I’m struggling, y’all!
I’ve built my website and written blogs that are intended to be inspirational, motivational and uplifting. The things I’ve written are 100% true. I believe every word. I’m disgustingly optimistic by nature. Those who tend to be naturally pessimistic become irritated by my presence. I just can’t help it. I get really excited about how amazing life is and want everyone to share in the experience.
But here’s the rub…
I have resisted to post things that are dark or gritty or somehow off-topic because every author and internet “influencer” tells me I have to pick a niche and stay within the lines. Be specific. Brand your work. Solve a problem. Strategically schedule your posts on social media. Engage with others in your field. Offer more than you ask. Provide value. Yada, yada. And I know these things are true. However…
Those of you who know me personally are probably not surprised that my inner rabble-rouser is feeling stifled by so many pesky rules.
The thing is, there are things that I want to write about that are not going to tell you how to follow your dreams or live your best life. Instead I want to tell you about my own chaotic version of motherhood and co-parenting, my resurrected relationship, my on-again off-again relationship with myself or with church and all the other things that make me want to shout, “Hey you guys, I just figured something out!” I also want to tell you stupid, raunchy stories, because real life includes the minutia, and farts.
As far as I can tell, there are at least two reasons I’ve chosen to follow the rules thus far.
First, I want to be a published author one day and to do that you have to build your following and to do that you have to follow a very specific, yet complex series of steps to build an online tribe.
Second, I’m afraid that if I just write about anything that comes to mind, I’ll just be one of those masturbatory bloggers who publishes a very personal online journal for the whole damn world to see as some form of therapy. This one is probably at least true in part, but at this time the only people who read my stuff are a few friends online and my parents. It’s not even like both of my parents read my blogs. One of them will see I’ve shared a post online and then will read it aloud to the other one. My own parents can’t both be bothered to read my shit.
Oh wait…there’s a third thing I have avoided in building my web presence. Although it sneaks in to many of my posts, I never overtly say that my blog is spiritual in nature. I have never come out and said that I walk around in complete awe, watching spirit work its magic into the folds of everyday life. Maybe this is because I still can’t call myself a Christian and don’t have any answers. I only have observations. Still, I don’t want to “brand” myself as a spiritual blogger. I’m just a blogger who is totally blown away by God all the time, or whatever.

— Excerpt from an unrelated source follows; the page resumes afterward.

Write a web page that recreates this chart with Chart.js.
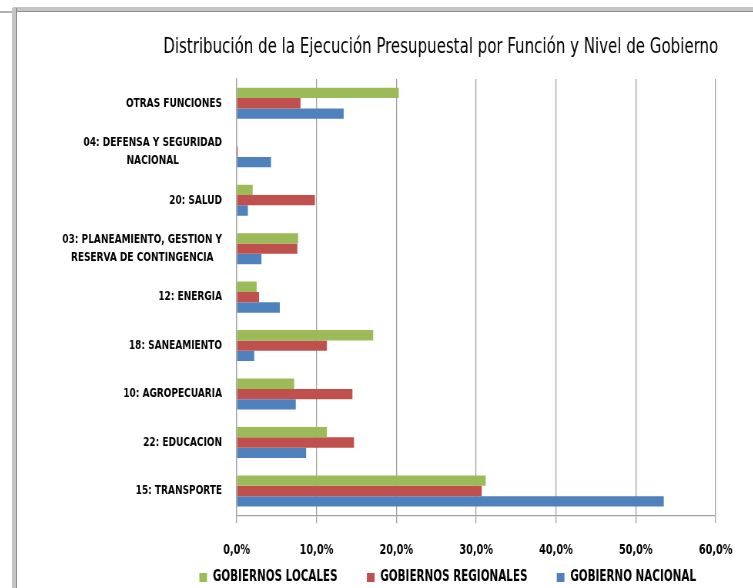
<!DOCTYPE html>
<html>
<head>
<meta charset="utf-8">
<script src="https://cdn.jsdelivr.net/npm/chart.js@4.4.1/dist/chart.umd.min.js"></script>
<style>
    html, body { margin: 0; padding: 0; background: #fff; overflow: hidden; width: 753px; height: 588px; }
    .frame-top { position: absolute; left: 13px; top: 7px; width: 740px; height: 4px; background: #c4c4c4; border-bottom: 1px solid #8e8e8e; }
    .frame-left { position: absolute; left: 12px; top: 8px; width: 4px; height: 580px; background: #c4c4c4; border-right: 1px solid #8e8e8e; }
    .frame-corner { position: absolute; left: 0; top: 11px; width: 12px; height: 2px; background: #b0b0b0; }
    /* the original picture is squeezed sideways, so the chart is laid out wide and compressed */
    #wrap { position: absolute; left: 18px; top: 12px; width: 1104px; height: 631px; transform: scaleX(0.77); transform-origin: 0 0; }
</style>
</head>
<body>
<div class="frame-top"></div>
<div class="frame-left"></div>
<div class="frame-corner"></div>
<div id="wrap"><canvas id="chart"></canvas></div>

<script>
// --- DATA ---
const categories = [
    ['OTRAS FUNCIONES'],
    ['04: DEFENSA Y SEGURIDAD', 'NACIONAL'],
    ['20: SALUD'],
    ['03: PLANEAMIENTO, GESTION Y', 'RESERVA DE CONTINGENCIA'],
    ['12: ENERGIA'],
    ['18: SANEAMIENTO'],
    ['10: AGROPECUARIA'],
    ['22: EDUCACION'],
    ['15: TRANSPORTE']
];
const gobiernosLocales = [20.3, 0.0, 2.0, 7.7, 2.5, 17.1, 7.2, 11.3, 31.2];
const gobiernosRegionales = [8.0, 0.15, 9.8, 7.6, 2.8, 11.3, 14.5, 14.7, 30.7];
const gobiernoNacional = [13.4, 4.3, 1.4, 3.1, 5.4, 2.2, 7.4, 8.7, 53.5];
const xTicks = [0, 10, 20, 30, 40, 50, 60];

const FONT = "'DejaVu Sans Condensed', 'DejaVu Sans', sans-serif";

// --- CATEGORY LABELS (lines centred, block right-aligned, like Excel) ---
const categoryLabels = {
    id: 'categoryLabels',
    afterDraw(chart) {
        const yScale = chart.scales.y;
        const ctx = chart.ctx;
        const right = yScale.right - 19;
        const lineH = 18;
        ctx.save();
        ctx.font = 'bold 13px ' + FONT;
        ctx.fillStyle = '#000';
        ctx.textAlign = 'center';
        ctx.textBaseline = 'middle';
        categories.forEach((lines, i) => {
            const yc = yScale.getPixelForTick(i);
            const maxW = Math.max(...lines.map(l => ctx.measureText(l).width));
            const xc = right - maxW / 2;
            lines.forEach((line, k) => {
                ctx.fillText(line, xc, yc + (k - (lines.length - 1) / 2) * lineH);
            });
        });
        ctx.restore();
    }
};

// the original chart runs past the right edge of the picture, so title and legend
// sit right of the visible centre; the legend also hugs the axis labels
const boxNudge = {
    id: 'boxNudge',
    afterLayout(chart) {
        chart.titleBlock.left += 96;
        chart.titleBlock.right += 96;
        chart.legend.left += 105;
        chart.legend.right += 105;
        chart.legend.top -= 46;
        chart.legend.bottom -= 46;
    }
};

const ctx = document.getElementById('chart').getContext('2d');
new Chart(ctx, {
    type: 'bar',
    data: {
        labels: categories,
        datasets: [
            { label: 'GOBIERNOS LOCALES', data: gobiernosLocales, backgroundColor: '#9bbb59' },
            { label: 'GOBIERNOS REGIONALES', data: gobiernosRegionales, backgroundColor: '#c0504d' },
            { label: 'GOBIERNO NACIONAL', data: gobiernoNacional, backgroundColor: '#4f81bd' }
        ]
    },
    options: {
        indexAxis: 'y',
        responsive: true,
        maintainAspectRatio: false,
        animation: false,
        categoryPercentage: 0.64,
        barPercentage: 1.0,
        layout: { padding: { left: 0, right: 198, top: 0, bottom: 2 } },
        plugins: {
            title: {
                display: true,
                text: 'Distribución de la Ejecución Presupuestal por Función y Nivel de Gobierno',
                color: '#000',
                font: { family: FONT, size: 21.7, weight: 'normal' },
                padding: { top: 22, bottom: 19 }
            },
            legend: {
                position: 'bottom',
                labels: {
                    color: '#000',
                    font: { family: FONT, size: 15, weight: 'bold' },
                    boxWidth: 10,
                    boxHeight: 9,
                    padding: 38
                }
            },
            tooltip: { enabled: false }
        },
        scales: {
            x: {
                min: 0,
                max: 60,
                afterBuildTicks: (scale) => { scale.ticks = xTicks.map(v => ({ value: v })); },
                ticks: {
                    color: '#000',
                    font: { family: FONT, size: 14, weight: 'bold' },
                    padding: 19,
                    callback: (v) => v.toFixed(1).replace('.', ',') + '%'
                },
                grid: { color: '#a0a0a0', lineWidth: 1.3, tickLength: 8, drawTicks: true },
                border: { display: true, color: '#a0a0a0', width: 1.3 }
            },
            y: {
                afterFit: (scale) => { scale.width = 284; },
                ticks: { color: 'rgba(0,0,0,0)', font: { family: FONT, size: 13, weight: 'bold' } },
                grid: { display: false },
                border: { display: true, color: '#a0a0a0', width: 1.3 }
            }
        }
    },
    plugins: [categoryLabels, boxNudge]
});
</script>
</body>
</html>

All this adds up to one thing…in order to create honest work, I'm going to have to break some of the rules. While I wholeheartedly want to serve others and lift them up, I also want to tell my stories in a way that is true, and not always within a narrow niche. My life is not a well-merchandised boutique.
I often struggle with what it takes to call myself a ‘real’ writer. When asked what I do, it is never the first thing that I tell people. Sure, I’ve been paid for my writing for many years. From food and fashion journalism to blogging, editing and helping business owners with their marketing copy, I have written enough and been paid enough to know I’m legit. But God did not put writing on my heart so that I could tone down my words to fit into a marketable niche.
Honestly writing 'what I know' may not be a good business plan, but that’s not the plan I’m here to follow.
So, boys and girls, there you have it. From here on out I’m going to write about This Savage Life…the whole thing, including all my musing, regardless of how well they can be converted into an inspirational cat poster.
But don’t get mad if I’m in the middle of a sad story and I pop off with some positive reasoning for why life is better because of some terrible event. I'm still a silver linings kind of girl; it’s genetic!